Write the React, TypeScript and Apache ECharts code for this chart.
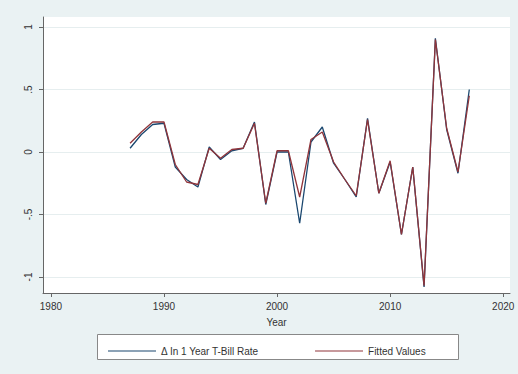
import React, { useEffect, useRef } from "react";
import * as echarts from "echarts";

const years = [1987, 1988, 1989, 1990, 1991, 1992, 1993, 1994, 1995, 1996, 1997, 1998, 1999, 2000, 2001, 2002, 2003, 2004, 2005, 2006, 2007, 2008, 2009, 2010, 2011, 2012, 2013, 2014, 2015, 2016, 2017];
const actual = [0.03, 0.14, 0.22, 0.23, -0.12, -0.22, -0.28, 0.04, -0.06, 0.01, 0.03, 0.24, -0.42, 0.0, 0.0, -0.57, 0.08, 0.2, -0.09, -0.22, -0.36, 0.27, -0.33, -0.08, -0.66, -0.12, -1.08, 0.91, 0.18, -0.17, 0.5];
const fitted = [0.07, 0.16, 0.24, 0.24, -0.1, -0.24, -0.26, 0.03, -0.05, 0.02, 0.03, 0.23, -0.41, 0.01, 0.01, -0.36, 0.1, 0.16, -0.08, -0.22, -0.35, 0.26, -0.33, -0.07, -0.66, -0.12, -1.07, 0.9, 0.19, -0.16, 0.45];
const xTicks = [1980, 1990, 2000, 2010, 2020];
const yTicks = [-1, -0.5, 0, 0.5, 1];
const seriesNames = ["Δ In 1 Year T-Bill Rate", "Fitted Values"];

const fmtY = (v: number) => {
  if (v === 0) return "0";
  const s = String(v);
  return s.replace(/^0\./, ".").replace(/^-0\./, "-.");
};

export default function App() {
  const ref = useRef<HTMLDivElement>(null);
  useEffect(() => {
    if (!ref.current) return;
    document.body.style.overflow = "hidden";
    const chart = echarts.init(ref.current, null, { renderer: "svg" });
    const font = "Liberation Sans, Arial, sans-serif";
    chart.setOption({
      animation: false,
      backgroundColor: "#eaf2f3",
      textStyle: { fontFamily: font },
      grid: {
        left: 43, right: 8, top: 17, bottom: 81,
        show: true, backgroundColor: "#ffffff", borderWidth: 0,
      },
      xAxis: {
        type: "value",
        min: 1979.3,
        max: 2020.6,
        name: "Year",
        nameLocation: "middle",
        nameGap: 24,
        nameTextStyle: { fontSize: 10, color: "#333", fontFamily: font },
        axisLine: { show: true, onZero: false, lineStyle: { color: "#666", width: 1 } },
        axisTick: { show: true, customValues: xTicks, length: 4, lineStyle: { color: "#666" } },
        axisLabel: {
          customValues: xTicks, margin: 8, fontSize: 10, color: "#333", fontFamily: font,
          formatter: (v: number) => String(v),
        },
        splitLine: { show: false },
      },
      yAxis: {
        type: "value",
        min: -1.128,
        max: 1.08,
        axisLine: { show: true, onZero: false, lineStyle: { color: "#666", width: 1 } },
        axisTick: { show: true, customValues: yTicks, length: 4, lineStyle: { color: "#666" } },
        axisLabel: {
          customValues: yTicks,
          rotate: 90,
          margin: 10,
          fontSize: 10,
          color: "#333",
          fontFamily: font,
          formatter: (v: number) => fmtY(v),
        },
        splitLine: { show: true, customValues: yTicks, lineStyle: { color: "#e6eeef", width: 1 } },
      },
      legend: {
        left: 103,
        top: 341,
        itemWidth: 48,
        itemHeight: 1,
        itemGap: 56,
        icon: "rect",
        textStyle: { fontSize: 10, color: "#333", fontFamily: font },
        data: seriesNames,
      },
      graphic: [
        {
          type: "rect",
          shape: { x: 97.5, y: 334.5, width: 361, height: 25 },
          style: { fill: "#ffffff", stroke: "#888", lineWidth: 1 },
          z: -1,
          silent: true,
        },
      ],
      series: [
        {
          name: seriesNames[0],
          type: "line",
          data: years.map((y, i) => [y, actual[i]]),
          symbol: "none",
          lineStyle: { color: "#1a476f", width: 1.3 },
          itemStyle: { color: "#1a476f" },
          z: 2,
        },
        {
          name: seriesNames[1],
          type: "line",
          data: years.map((y, i) => [y, fitted[i]]),
          symbol: "none",
          lineStyle: { color: "#90353b", width: 1.3 },
          itemStyle: { color: "#90353b" },
          z: 3,
        },
      ],
    });
    return () => chart.dispose();
  }, []);
  return <div ref={ref} style={{ position: "fixed", left: 0, top: 0, width: 518, height: 374 }} />;
}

━━━━━━━━━━━━━━━━━━━━

● Requirement: Copy out all of the data word for word. Do not carry over any picture.

● Task answer:
Write the React, TypeScript and Apache ECharts code for this chart.
import React, { useEffect, useRef } from "react";
import * as echarts from "echarts";

const years = [1987, 1988, 1989, 1990, 1991, 1992, 1993, 1994, 1995, 1996, 1997, 1998, 1999, 2000, 2001, 2002, 2003, 2004, 2005, 2006, 2007, 2008, 2009, 2010, 2011, 2012, 2013, 2014, 2015, 2016, 2017];
const actual = [0.03, 0.14, 0.22, 0.23, -0.12, -0.22, -0.28, 0.04, -0.06, 0.01, 0.03, 0.24, -0.42, 0.0, 0.0, -0.57, 0.08, 0.2, -0.09, -0.22, -0.36, 0.27, -0.33, -0.08, -0.66, -0.12, -1.08, 0.91, 0.18, -0.17, 0.5];
const fitted = [0.07, 0.16, 0.24, 0.24, -0.1, -0.24, -0.26, 0.03, -0.05, 0.02, 0.03, 0.23, -0.41, 0.01, 0.01, -0.36, 0.1, 0.16, -0.08, -0.22, -0.35, 0.26, -0.33, -0.07, -0.66, -0.12, -1.07, 0.9, 0.19, -0.16, 0.45];
const xTicks = [1980, 1990, 2000, 2010, 2020];
const yTicks = [-1, -0.5, 0, 0.5, 1];
const seriesNames = ["Δ In 1 Year T-Bill Rate", "Fitted Values"];

const fmtY = (v: number) => {
  if (v === 0) return "0";
  const s = String(v);
  return s.replace(/^0\./, ".").replace(/^-0\./, "-.");
};

export default function App() {
  const ref = useRef<HTMLDivElement>(null);
  useEffect(() => {
    if (!ref.current) return;
    document.body.style.overflow = "hidden";
    const chart = echarts.init(ref.current, null, { renderer: "svg" });
    const font = "Liberation Sans, Arial, sans-serif";
    chart.setOption({
      animation: false,
      backgroundColor: "#eaf2f3",
      textStyle: { fontFamily: font },
      grid: {
        left: 43, right: 8, top: 17, bottom: 81,
        show: true, backgroundColor: "#ffffff", borderWidth: 0,
      },
      xAxis: {
        type: "value",
        min: 1979.3,
        max: 2020.6,
        name: "Year",
        nameLocation: "middle",
        nameGap: 24,
        nameTextStyle: { fontSize: 10, color: "#333", fontFamily: font },
        axisLine: { show: true, onZero: false, lineStyle: { color: "#666", width: 1 } },
        axisTick: { show: true, customValues: xTicks, length: 4, lineStyle: { color: "#666" } },
        axisLabel: {
          customValues: xTicks, margin: 8, fontSize: 10, color: "#333", fontFamily: font,
          formatter: (v: number) => String(v),
        },
        splitLine: { show: false },
      },
      yAxis: {
        type: "value",
        min: -1.128,
        max: 1.08,
        axisLine: { show: true, onZero: false, lineStyle: { color: "#666", width: 1 } },
        axisTick: { show: true, customValues: yTicks, length: 4, lineStyle: { color: "#666" } },
        axisLabel: {
          customValues: yTicks,
          rotate: 90,
          margin: 10,
          fontSize: 10,
          color: "#333",
          fontFamily: font,
          formatter: (v: number) => fmtY(v),
        },
        splitLine: { show: true, customValues: yTicks, lineStyle: { color: "#e6eeef", width: 1 } },
      },
      legend: {
        left: 103,
        top: 341,
        itemWidth: 48,
        itemHeight: 1,
        itemGap: 56,
        icon: "rect",
        textStyle: { fontSize: 10, color: "#333", fontFamily: font },
        data: seriesNames,
      },
      graphic: [
        {
          type: "rect",
          shape: { x: 97.5, y: 334.5, width: 361, height: 25 },
          style: { fill: "#ffffff", stroke: "#888", lineWidth: 1 },
          z: -1,
          silent: true,
        },
      ],
      series: [
        {
          name: seriesNames[0],
          type: "line",
          data: years.map((y, i) => [y, actual[i]]),
          symbol: "none",
          lineStyle: { color: "#1a476f", width: 1.3 },
          itemStyle: { color: "#1a476f" },
          z: 2,
        },
        {
          name: seriesNames[1],
          type: "line",
          data: years.map((y, i) => [y, fitted[i]]),
          symbol: "none",
          lineStyle: { color: "#90353b", width: 1.3 },
          itemStyle: { color: "#90353b" },
          z: 3,
        },
      ],
    });
    return () => chart.dispose();
  }, []);
  return <div ref={ref} style={{ position: "fixed", left: 0, top: 0, width: 518, height: 374 }} />;
}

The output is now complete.